Supreme Court's Toothless New Ethics Standards Are a Sham. Congress Must Act.

By Daily Editorials

November 27, 2023 6 min read

The verdict is in on the U.S. Supreme Court's new standards of ethical conduct released last week: Court watchers in the media and elsewhere have mostly declared them weak and incomplete but better than nothing.

We have to disagree. This cynical ploy by the court to get everyone to just shut up about its blatant ethical lapses, already — while not actually doing anything concrete to address those lapses — is in fact worse than nothing.

That's because the new "rules" (we use that word loosely) will give the justices undeserved cover from criticism without offering any enforcement mechanism whatsoever. Worse, they completely ignore the towering imperative of forcing recusal in cases where justices have obvious personal conflicts of interest.

It's clear from the court's patronizing, dismissive announcement of the new standards that the justices only instituted them so they could say they did, in hopes the national conversation just moves on. It shouldn't.

This court's near-record-low public approval ratings these days (they've hovered around 40% for the past few years) is likely the result of several factors.

The court's transparently partisan right-wing political agenda — which has led it to concoct convoluted legal theories designed to reach predetermined conclusions on abortion, guns and more — is disqualifying in itself to many Americans.

Others haven't forgotten that the current conservative majority was installed in part by Kentucky Republican Sen. Mitch McConnell's underhanded manipulation of the appointment process when he led the Senate under former President Donald Trump.

For such an ideologically compromised court to cling to any legitimacy at all, its members' behavior on nut-and-bolts ethics issues, at least, must be above reproach. But on that front, too, this court has failed.

As the world recently learned via ProPublica and other media, Justice Clarence Thomas has spent decades accepting (and failing to disclose) dozens of luxury vacations provided by well-connected billionaires, in addition to boarding school expenses for a close relative.

Justice Samuel Alito took a trip via private jet to an Alaskan fishing lodge, courtesy of a hedge fund mogul with business before the court. Then Alito penned an indignant essay in The Wall Street Journal slapping away any suggestion of impropriety.

Then there was the disclosure that Justice Sonia Sotomayor's tax-funded staff has routinely shilled her books to libraries and universities, activities that would be barred for anyone in government other than a Supreme Court justice.

Worse than any of this is the fact that the justices aren't required to recuse themselves from cases in which they have clear conflicts of interest, such as Alito's relationship with the above-mentioned hedge fund mogul. The new standards don't change that.

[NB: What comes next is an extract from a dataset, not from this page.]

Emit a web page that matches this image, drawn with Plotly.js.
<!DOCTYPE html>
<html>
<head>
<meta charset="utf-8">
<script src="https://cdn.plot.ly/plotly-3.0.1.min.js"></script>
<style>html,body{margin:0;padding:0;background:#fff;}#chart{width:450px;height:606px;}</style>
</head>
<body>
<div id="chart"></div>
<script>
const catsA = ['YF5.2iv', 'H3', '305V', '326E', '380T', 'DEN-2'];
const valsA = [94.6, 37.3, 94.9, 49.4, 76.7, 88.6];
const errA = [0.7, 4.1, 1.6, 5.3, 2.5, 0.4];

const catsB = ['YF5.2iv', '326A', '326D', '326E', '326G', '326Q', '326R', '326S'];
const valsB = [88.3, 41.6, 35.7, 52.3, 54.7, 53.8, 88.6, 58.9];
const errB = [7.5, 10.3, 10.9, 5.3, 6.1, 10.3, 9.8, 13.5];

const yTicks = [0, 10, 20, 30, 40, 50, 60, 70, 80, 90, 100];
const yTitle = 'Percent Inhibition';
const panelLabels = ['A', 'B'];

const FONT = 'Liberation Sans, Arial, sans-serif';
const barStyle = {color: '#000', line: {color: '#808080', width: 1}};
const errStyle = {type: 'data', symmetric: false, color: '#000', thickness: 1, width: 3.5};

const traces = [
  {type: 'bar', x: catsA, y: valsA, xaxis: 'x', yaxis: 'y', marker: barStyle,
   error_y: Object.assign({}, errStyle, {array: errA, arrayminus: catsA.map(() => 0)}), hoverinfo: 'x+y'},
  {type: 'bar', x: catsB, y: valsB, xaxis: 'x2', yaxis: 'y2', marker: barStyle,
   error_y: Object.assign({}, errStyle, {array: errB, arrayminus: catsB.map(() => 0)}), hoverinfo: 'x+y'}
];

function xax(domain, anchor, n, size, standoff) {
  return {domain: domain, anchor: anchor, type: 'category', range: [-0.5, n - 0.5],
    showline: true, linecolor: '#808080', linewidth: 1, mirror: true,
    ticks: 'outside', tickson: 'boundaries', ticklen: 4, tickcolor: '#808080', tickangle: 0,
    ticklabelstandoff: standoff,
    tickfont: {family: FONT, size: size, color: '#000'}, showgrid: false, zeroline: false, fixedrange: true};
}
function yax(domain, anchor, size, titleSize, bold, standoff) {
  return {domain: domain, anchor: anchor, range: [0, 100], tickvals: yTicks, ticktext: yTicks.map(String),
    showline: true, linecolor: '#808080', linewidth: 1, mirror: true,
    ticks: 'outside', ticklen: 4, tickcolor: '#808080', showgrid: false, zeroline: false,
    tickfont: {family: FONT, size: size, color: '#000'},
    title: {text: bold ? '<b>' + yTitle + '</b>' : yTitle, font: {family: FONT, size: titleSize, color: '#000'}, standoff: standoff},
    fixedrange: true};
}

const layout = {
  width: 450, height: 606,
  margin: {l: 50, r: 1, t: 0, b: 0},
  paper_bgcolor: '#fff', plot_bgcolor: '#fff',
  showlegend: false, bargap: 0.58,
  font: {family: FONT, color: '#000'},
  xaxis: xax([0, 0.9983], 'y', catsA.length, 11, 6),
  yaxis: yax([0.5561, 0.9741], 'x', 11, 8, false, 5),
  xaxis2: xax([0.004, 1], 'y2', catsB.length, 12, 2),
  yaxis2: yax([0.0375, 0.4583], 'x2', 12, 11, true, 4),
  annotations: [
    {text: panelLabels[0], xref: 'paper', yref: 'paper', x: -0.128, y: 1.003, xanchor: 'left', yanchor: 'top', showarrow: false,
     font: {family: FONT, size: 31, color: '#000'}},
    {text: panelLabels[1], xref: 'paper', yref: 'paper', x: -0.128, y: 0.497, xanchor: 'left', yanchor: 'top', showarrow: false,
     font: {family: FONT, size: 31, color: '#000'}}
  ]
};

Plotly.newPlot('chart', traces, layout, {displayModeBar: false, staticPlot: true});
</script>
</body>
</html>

The most indefensible example of this problem is Thomas' stubborn refusal to recuse himself from cases related to the Jan. 6, 2021, attack on the Capitol by supporters of Trump. This despite the fact that Thomas' wife, right-wing activist Virginia "Ginni" Thomas, was a major player in White House efforts to spread the big lie of a stolen election that preceded the insurrection.

The reason the justices were able to get away with these and other ethical violations is that the judicial rules of conduct that apply to every other judge in the country don't apply to them. These nine jurists are, in essence, individually self-policing in their conduct. What could go wrong?

The new code of conduct, self-imposed by the court to head off brewing congressional action, would frown upon most of the recently revealed ethical lapses by the justices. But it wouldn't assertively prevent any of them because, astonishingly, the new standards include no enforcement mechanism.

What, then, is the point? It's to "dispel this misunderstanding" that the justices "regard themselves as unrestricted by any ethics rules," according to a statement signed by Chief Justice John Roberts and the eight associate justices.

That statement, typical of the arrogant tone Roberts and his colleagues have taken every time the ethics issue comes up, says all there is to say about how seriously the court views that issue: Not at all.

As Sen. Sheldon Whitehouse, D-R.I., aptly noted regarding the toothless new standards: "The honor system has not worked for members of the Roberts Court."

Whitehouse and others in Congress say they will continue pursuing binding ethics standards for the court.

Yes, that effort raises unsettling issues regarding the separation of powers between the legislative and judicial branches. But in releasing this insulting sham of a conduct code, the court has made clear it has no intention of cleaning its own ethical house. For the sake of the court's very legitimacy, someone has to do it.